■ DATASET EXCERPT:
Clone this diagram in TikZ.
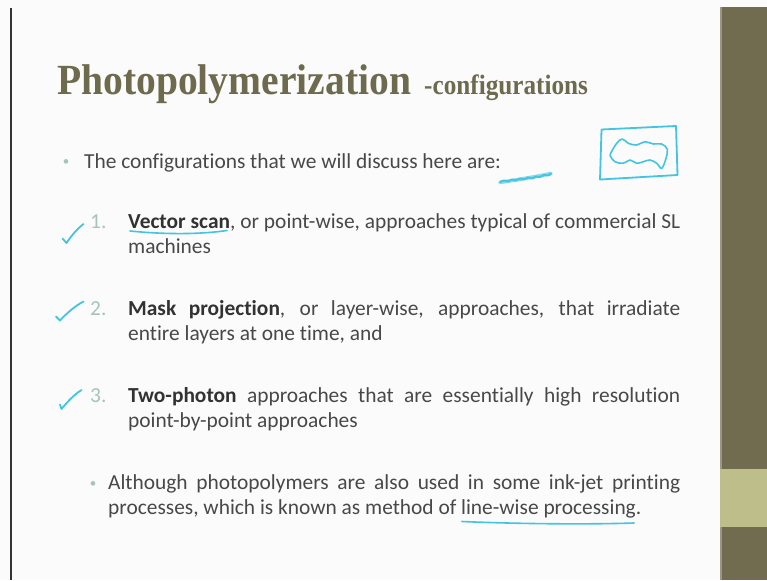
\documentclass[tikz,border=0pt]{standalone}
\usepackage{fontspec}
\setmainfont[RawFeature={-liga;-calt;-clig}]{Carlito}
\newfontfamily\titlefont[FakeStretch=0.92]{Liberation Serif}
\newfontfamily\subtitlefont[FakeStretch=0.9]{Liberation Serif}

\definecolor{pagebg}{RGB}{251,251,251}
\definecolor{barcol}{RGB}{113,107,79}
\definecolor{bandcol}{RGB}{189,190,138}
\definecolor{titlecol}{RGB}{110,106,78}
\definecolor{bodycol}{RGB}{72,72,72}
\definecolor{boldcol}{RGB}{50,50,50}
\definecolor{numcol}{RGB}{165,196,186}
\definecolor{pen}{RGB}{66,196,226}

\tikzset{
  line/.style={anchor=base west, inner sep=0pt, text=bodycol,
    font=\fontsize{21.4}{25}\selectfont},
  num/.style={anchor=base west, inner sep=0pt, text=numcol,
    font=\fontsize{21.4}{25}\selectfont},
  dot/.style={anchor=base, inner sep=0pt, text=numcol,
    font=\fontsize{13}{15}\selectfont},
  ink/.style={draw=pen, line width=1.8pt, line cap=round, line join=round},
}

\newcommand{\jline}[2]{\makebox[#1][s]{#2}}

\begin{document}
\begin{tikzpicture}[x=1pt,y=-1pt]
\useasboundingbox (0,0) rectangle (767,580);

% slide background, frame line and side bar
\fill[pagebg] (0,0) rectangle (767,580);
\fill[black!80] (10,8) rectangle (12,580);
\fill[barcol] (720,7) rectangle (767,580);
\fill[barcol!70!white] (720,7) rectangle (721.5,580);
\fill[bandcol] (720,469) rectangle (767,527);

% title
\node[anchor=base west, inner sep=0pt, text=titlecol,
  font=\titlefont\bfseries\fontsize{43}{43}\selectfont] (title) at (57,95) {Photopolymerization};
\node[anchor=base west, inner sep=0pt, text=titlecol,
  font=\subtitlefont\bfseries\fontsize{28}{28}\selectfont] (subtitle) at (424,95) {-configurations};

% introductory bullet
\node[dot] (b0) at (66,165) {\textbullet};
\node[line] (intro) at (84,168) {The configurations that we will discuss here are:};

% item 1
\node[num] (n1) at (90,228) {1.};
\node[line] (i1a) at (128,228) {\jline{552pt}{\textcolor{boldcol}{\textbf{Vector scan}}, or point-wise, approaches typical of commercial SL}};
\node[line] (i1b) at (128,253) {machines};

% item 2
\node[num] (n2) at (90,315.5) {2.};
\node[line] (i2a) at (128,315.5) {\jline{552pt}{\textcolor{boldcol}{\textbf{Mask projection}}, or layer-wise, approaches, that irradiate}};
\node[line] (i2b) at (128,340.5) {entire layers at one time, and};

% item 3
\node[num] (n3) at (90,402.5) {3.};
\node[line] (i3a) at (128,402.5) {\jline{552pt}{\textcolor{boldcol}{\textbf{Two-photon}} approaches that are essentially high resolution}};
\node[line] (i3b) at (128,427.5) {point-by-point approaches};

% sub bullet
\node[dot] (b1) at (93,487.5) {\textbullet};
\node[line] (s1a) at (108,489.5) {\jline{572pt}{Although photopolymers are also used in some ink-jet printing}};
\node[line] (s1b) at (108,514.5) {processes, which is known as method of line-wise processing.};

% pen annotations: check marks
\draw[ink] (62.5,238.5) -- (66.5,243) .. controls (72,235) and (77,229) .. (83.5,224);
\draw[ink] (56,316.5) -- (60,320.5) .. controls (67,313) and (75,306) .. (83.5,301.5);
\draw[ink] (60,404.5) -- (61.5,409) .. controls (68,401) and (75,394) .. (81.5,390);

% underlines
\draw[ink, line width=1.6pt] (130,231) .. controls (165,234.5) and (200,234.5) .. (227,230.5);
\draw[ink, line width=1.6pt] (462,521.5) .. controls (520,524) and (590,524.5) .. (634,523);

% sketch of a layer outline in a frame
\draw[ink] (601.5,129.5) -- (676,126) -- (677.5,175) -- (600,179.5) -- cycle;
\draw[ink, line width=1.6pt] plot[smooth cycle, tension=0.6] coordinates {
  (610.7,153.3) (616.7,143.3) (622.3,139) (628.3,143.3) (636.7,145)
  (645,141.7) (653.3,144) (661.7,144) (667.3,149.3) (666,158.3)
  (661.7,168.3) (656.7,163.3) (650,160) (643.3,161.7) (636.7,163.3)
  (630,160) (623.3,163.3) (615,161.7) (610.7,156.7)};

% scribble
\draw[ink, line width=3.6pt, opacity=0.6] (500,182.5) .. controls (515,180) and (535,177) .. (551,173.5);
\draw[ink, line width=2pt] plot[smooth] coordinates {
  (500,182) (504,180.5) (508,181.5) (512,179.5) (516,180.5) (520,178.5)
  (524,179.5) (528,177.5) (532,178.5) (536,176.5) (540,177) (544,175)
  (548,175.5) (551,173.5)};
\end{tikzpicture}
\end{document}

■ REQUEST: Starting at the top of the listing above, please restate word for word each line up to and including the one that holds "(720,469) rectangle (767,527);", omitting every image.

■ SOLUTION TO THIS TASK:
Clone this diagram in TikZ.
\documentclass[tikz,border=0pt]{standalone}
\usepackage{fontspec}
\setmainfont[RawFeature={-liga;-calt;-clig}]{Carlito}
\newfontfamily\titlefont[FakeStretch=0.92]{Liberation Serif}
\newfontfamily\subtitlefont[FakeStretch=0.9]{Liberation Serif}

\definecolor{pagebg}{RGB}{251,251,251}
\definecolor{barcol}{RGB}{113,107,79}
\definecolor{bandcol}{RGB}{189,190,138}
\definecolor{titlecol}{RGB}{110,106,78}
\definecolor{bodycol}{RGB}{72,72,72}
\definecolor{boldcol}{RGB}{50,50,50}
\definecolor{numcol}{RGB}{165,196,186}
\definecolor{pen}{RGB}{66,196,226}

\tikzset{
  line/.style={anchor=base west, inner sep=0pt, text=bodycol,
    font=\fontsize{21.4}{25}\selectfont},
  num/.style={anchor=base west, inner sep=0pt, text=numcol,
    font=\fontsize{21.4}{25}\selectfont},
  dot/.style={anchor=base, inner sep=0pt, text=numcol,
    font=\fontsize{13}{15}\selectfont},
  ink/.style={draw=pen, line width=1.8pt, line cap=round, line join=round},
}

\newcommand{\jline}[2]{\makebox[#1][s]{#2}}

\begin{document}
\begin{tikzpicture}[x=1pt,y=-1pt]
\useasboundingbox (0,0) rectangle (767,580);

% slide background, frame line and side bar
\fill[pagebg] (0,0) rectangle (767,580);
\fill[black!80] (10,8) rectangle (12,580);
\fill[barcol] (720,7) rectangle (767,580);
\fill[barcol!70!white] (720,7) rectangle (721.5,580);
\fill[bandcol] (720,469) rectangle (767,527);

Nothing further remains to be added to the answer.